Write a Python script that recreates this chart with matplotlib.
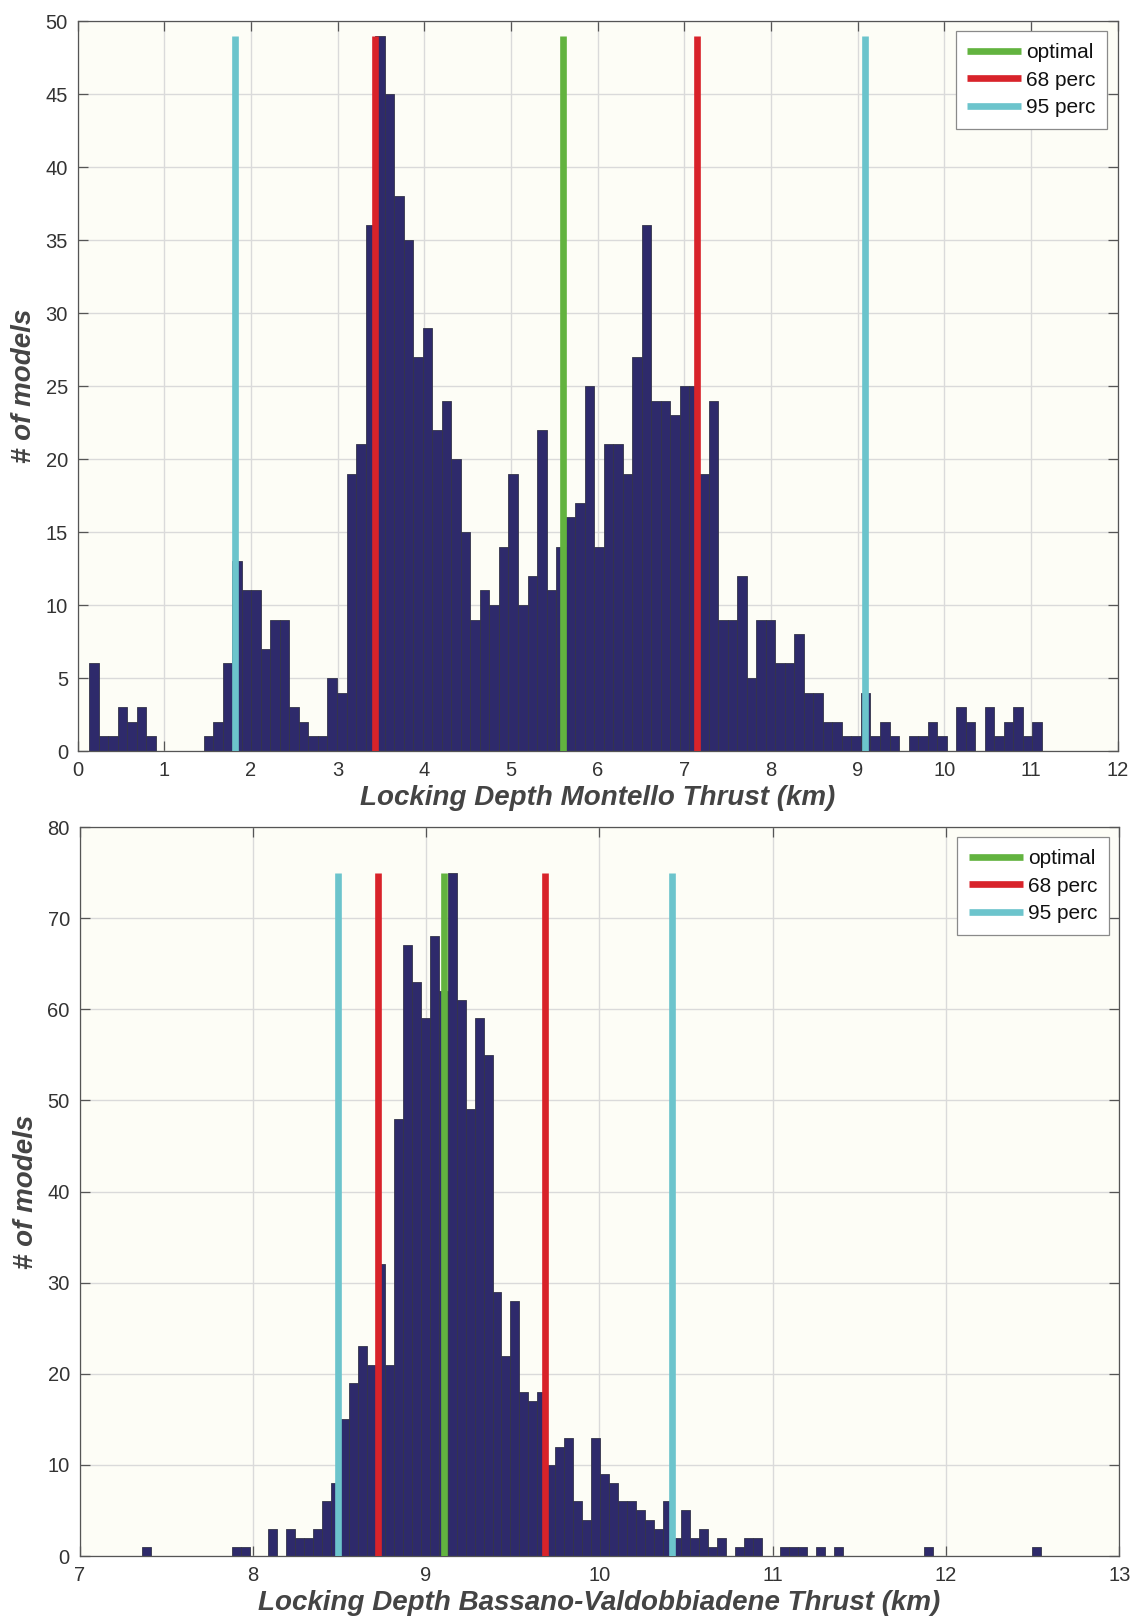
import matplotlib
matplotlib.use("Agg")
import matplotlib.pyplot as plt
import numpy as np

plt.rcParams['font.family'] = ['Liberation Sans', 'DejaVu Sans']

# Montello thrust: 100 bins between the min and max locking depth
montello_range = (0.134, 11.126)
montello_counts = [
    6, 1, 1, 3, 2, 3, 1, 0, 0, 0, 0, 0, 1, 2, 6, 13, 11, 11, 7, 9,
    9, 3, 2, 1, 1, 5, 4, 19, 21, 36, 49, 45, 38, 35, 27, 29, 22, 24, 20, 15,
    9, 11, 10, 14, 19, 10, 12, 22, 11, 14, 16, 17, 25, 14, 21, 21, 19, 27, 36, 24,
    24, 23, 25, 25, 19, 24, 9, 9, 12, 5, 9, 9, 6, 6, 8, 4, 4, 2, 2, 1,
    1, 4, 1, 2, 1, 0, 1, 1, 2, 1, 0, 3, 2, 0, 3, 1, 2, 3, 1, 2,
]
montello_optimal = 5.603
montello_68 = [3.425, 7.145]
montello_95 = [1.816, 9.081]

# Bassano-Valdobbiadene thrust
bassano_range = (7.361, 12.546)
bassano_counts = [
    1, 0, 0, 0, 0, 0, 0, 0, 0, 0, 1, 1, 0, 0, 3, 0, 3, 2, 2, 3,
    6, 8, 15, 19, 23, 21, 32, 21, 48, 67, 63, 59, 68, 62, 75, 61, 49, 59, 55, 29,
    22, 28, 18, 17, 18, 10, 12, 13, 6, 4, 13, 9, 8, 6, 6, 5, 4, 3, 6, 2,
    5, 2, 3, 1, 2, 0, 1, 2, 2, 0, 0, 1, 1, 1, 0, 1, 0, 1, 0, 0,
    0, 0, 0, 0, 0, 0, 0, 1, 0, 0, 0, 0, 0, 0, 0, 0, 0, 0, 0, 1,
]
bassano_optimal = 9.103
bassano_68 = [8.724, 9.688]
bassano_95 = [8.493, 10.417]

BAR_COLOR = '#2e2a6b'
GREEN = '#62b33f'
RED = '#d8232a'
CYAN = '#6cc4cc'
TEXT = '#333333'


def draw_panel(ax, rng, counts, optimal, p68, p95, xlim, ylim, yticks, xlabel):
    counts = np.array(counts)
    edges = np.linspace(rng[0], rng[1], len(counts) + 1)
    ax.set_facecolor('#fdfdf6')
    ax.bar(edges[:-1], counts, width=np.diff(edges), align='edge',
           color=BAR_COLOR, edgecolor='#34344a', linewidth=0.6, zorder=2)

    # percentile lines run up to the tallest bar
    top = counts.max()
    lw = 4.8
    ax.plot([optimal, optimal], [0, top], color=GREEN, lw=lw, zorder=3,
            solid_capstyle='butt', label='optimal')
    for i, x in enumerate(p68):
        ax.plot([x, x], [0, top], color=RED, lw=lw, zorder=3,
                solid_capstyle='butt', label='68 perc' if i == 0 else None)
    for i, x in enumerate(p95):
        ax.plot([x, x], [0, top], color=CYAN, lw=lw, zorder=3,
                solid_capstyle='butt', label='95 perc' if i == 0 else None)

    ax.set_xlim(*xlim)
    ax.set_ylim(*ylim)
    ax.set_xticks(np.arange(xlim[0], xlim[1] + 1))
    ax.set_yticks(yticks)
    ax.grid(True, color='#dadada', linewidth=1.0, zorder=0)
    ax.set_axisbelow(True)
    ax.tick_params(direction='in', length=7, width=0.9, top=True, right=True,
                   labelsize=14.5, colors='#555555', labelcolor=TEXT, pad=7)
    for s in ax.spines.values():
        s.set_color('#555555')
        s.set_linewidth(0.9)
    ax.set_xlabel(xlabel, fontsize=20, fontweight='bold', fontstyle='italic',
                  color='#444444', labelpad=4)
    ax.set_ylabel('# of models', fontsize=20, fontweight='bold',
                  fontstyle='italic', color='#444444', labelpad=6)
    leg = ax.legend(loc='upper right', fontsize=15, frameon=True, fancybox=False,
                    handlelength=2.6, handletextpad=0.25, borderpad=0.55,
                    labelspacing=0.42, borderaxespad=0.5)
    leg.get_frame().set_edgecolor('#8a8a8a')
    leg.get_frame().set_facecolor('white')
    leg.get_frame().set_linewidth(0.9)
    leg.get_frame().set_alpha(1)
    for t in leg.get_texts():
        t.set_color('#111111')


fig = plt.figure(figsize=(11.36, 16.2), dpi=100)
ax1 = fig.add_axes([0.0684, 0.5364, 0.9155, 0.4506])
ax2 = fig.add_axes([0.0700, 0.0395, 0.9153, 0.4500])

draw_panel(ax1, montello_range, montello_counts, montello_optimal,
           montello_68, montello_95, (0, 12), (0, 50), np.arange(0, 51, 5),
           'Locking Depth Montello Thrust (km)')
draw_panel(ax2, bassano_range, bassano_counts, bassano_optimal,
           bassano_68, bassano_95, (7, 13), (0, 80), np.arange(0, 81, 10),
           'Locking Depth Bassano-Valdobbiadene Thrust (km)')

fig.savefig('out.png', dpi=100)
• • • •
• _What is being asked_
Every line of the data should be copied as it stands, without the images.

• _Answer for this exercise_
Write a Python script that recreates this chart with matplotlib.
import matplotlib
matplotlib.use("Agg")
import matplotlib.pyplot as plt
import numpy as np

plt.rcParams['font.family'] = ['Liberation Sans', 'DejaVu Sans']

# Montello thrust: 100 bins between the min and max locking depth
montello_range = (0.134, 11.126)
montello_counts = [
    6, 1, 1, 3, 2, 3, 1, 0, 0, 0, 0, 0, 1, 2, 6, 13, 11, 11, 7, 9,
    9, 3, 2, 1, 1, 5, 4, 19, 21, 36, 49, 45, 38, 35, 27, 29, 22, 24, 20, 15,
    9, 11, 10, 14, 19, 10, 12, 22, 11, 14, 16, 17, 25, 14, 21, 21, 19, 27, 36, 24,
    24, 23, 25, 25, 19, 24, 9, 9, 12, 5, 9, 9, 6, 6, 8, 4, 4, 2, 2, 1,
    1, 4, 1, 2, 1, 0, 1, 1, 2, 1, 0, 3, 2, 0, 3, 1, 2, 3, 1, 2,
]
montello_optimal = 5.603
montello_68 = [3.425, 7.145]
montello_95 = [1.816, 9.081]

# Bassano-Valdobbiadene thrust
bassano_range = (7.361, 12.546)
bassano_counts = [
    1, 0, 0, 0, 0, 0, 0, 0, 0, 0, 1, 1, 0, 0, 3, 0, 3, 2, 2, 3,
    6, 8, 15, 19, 23, 21, 32, 21, 48, 67, 63, 59, 68, 62, 75, 61, 49, 59, 55, 29,
    22, 28, 18, 17, 18, 10, 12, 13, 6, 4, 13, 9, 8, 6, 6, 5, 4, 3, 6, 2,
    5, 2, 3, 1, 2, 0, 1, 2, 2, 0, 0, 1, 1, 1, 0, 1, 0, 1, 0, 0,
    0, 0, 0, 0, 0, 0, 0, 1, 0, 0, 0, 0, 0, 0, 0, 0, 0, 0, 0, 1,
]
bassano_optimal = 9.103
bassano_68 = [8.724, 9.688]
bassano_95 = [8.493, 10.417]

BAR_COLOR = '#2e2a6b'
GREEN = '#62b33f'
RED = '#d8232a'
CYAN = '#6cc4cc'
TEXT = '#333333'


def draw_panel(ax, rng, counts, optimal, p68, p95, xlim, ylim, yticks, xlabel):
    counts = np.array(counts)
    edges = np.linspace(rng[0], rng[1], len(counts) + 1)
    ax.set_facecolor('#fdfdf6')
    ax.bar(edges[:-1], counts, width=np.diff(edges), align='edge',
           color=BAR_COLOR, edgecolor='#34344a', linewidth=0.6, zorder=2)

    # percentile lines run up to the tallest bar
    top = counts.max()
    lw = 4.8
    ax.plot([optimal, optimal], [0, top], color=GREEN, lw=lw, zorder=3,
            solid_capstyle='butt', label='optimal')
    for i, x in enumerate(p68):
        ax.plot([x, x], [0, top], color=RED, lw=lw, zorder=3,
                solid_capstyle='butt', label='68 perc' if i == 0 else None)
    for i, x in enumerate(p95):
        ax.plot([x, x], [0, top], color=CYAN, lw=lw, zorder=3,
                solid_capstyle='butt', label='95 perc' if i == 0 else None)

    ax.set_xlim(*xlim)
    ax.set_ylim(*ylim)
    ax.set_xticks(np.arange(xlim[0], xlim[1] + 1))
    ax.set_yticks(yticks)
    ax.grid(True, color='#dadada', linewidth=1.0, zorder=0)
    ax.set_axisbelow(True)
    ax.tick_params(direction='in', length=7, width=0.9, top=True, right=True,
                   labelsize=14.5, colors='#555555', labelcolor=TEXT, pad=7)
    for s in ax.spines.values():
        s.set_color('#555555')
        s.set_linewidth(0.9)
    ax.set_xlabel(xlabel, fontsize=20, fontweight='bold', fontstyle='italic',
                  color='#444444', labelpad=4)
    ax.set_ylabel('# of models', fontsize=20, fontweight='bold',
                  fontstyle='italic', color='#444444', labelpad=6)
    leg = ax.legend(loc='upper right', fontsize=15, frameon=True, fancybox=False,
                    handlelength=2.6, handletextpad=0.25, borderpad=0.55,
                    labelspacing=0.42, borderaxespad=0.5)
    leg.get_frame().set_edgecolor('#8a8a8a')
    leg.get_frame().set_facecolor('white')
    leg.get_frame().set_linewidth(0.9)
    leg.get_frame().set_alpha(1)
    for t in leg.get_texts():
        t.set_color('#111111')


fig = plt.figure(figsize=(11.36, 16.2), dpi=100)
ax1 = fig.add_axes([0.0684, 0.5364, 0.9155, 0.4506])
ax2 = fig.add_axes([0.0700, 0.0395, 0.9153, 0.4500])

draw_panel(ax1, montello_range, montello_counts, montello_optimal,
           montello_68, montello_95, (0, 12), (0, 50), np.arange(0, 51, 5),
           'Locking Depth Montello Thrust (km)')
draw_panel(ax2, bassano_range, bassano_counts, bassano_optimal,
           bassano_68, bassano_95, (7, 13), (0, 80), np.arange(0, 81, 10),
           'Locking Depth Bassano-Valdobbiadene Thrust (km)')

fig.savefig('out.png', dpi=100)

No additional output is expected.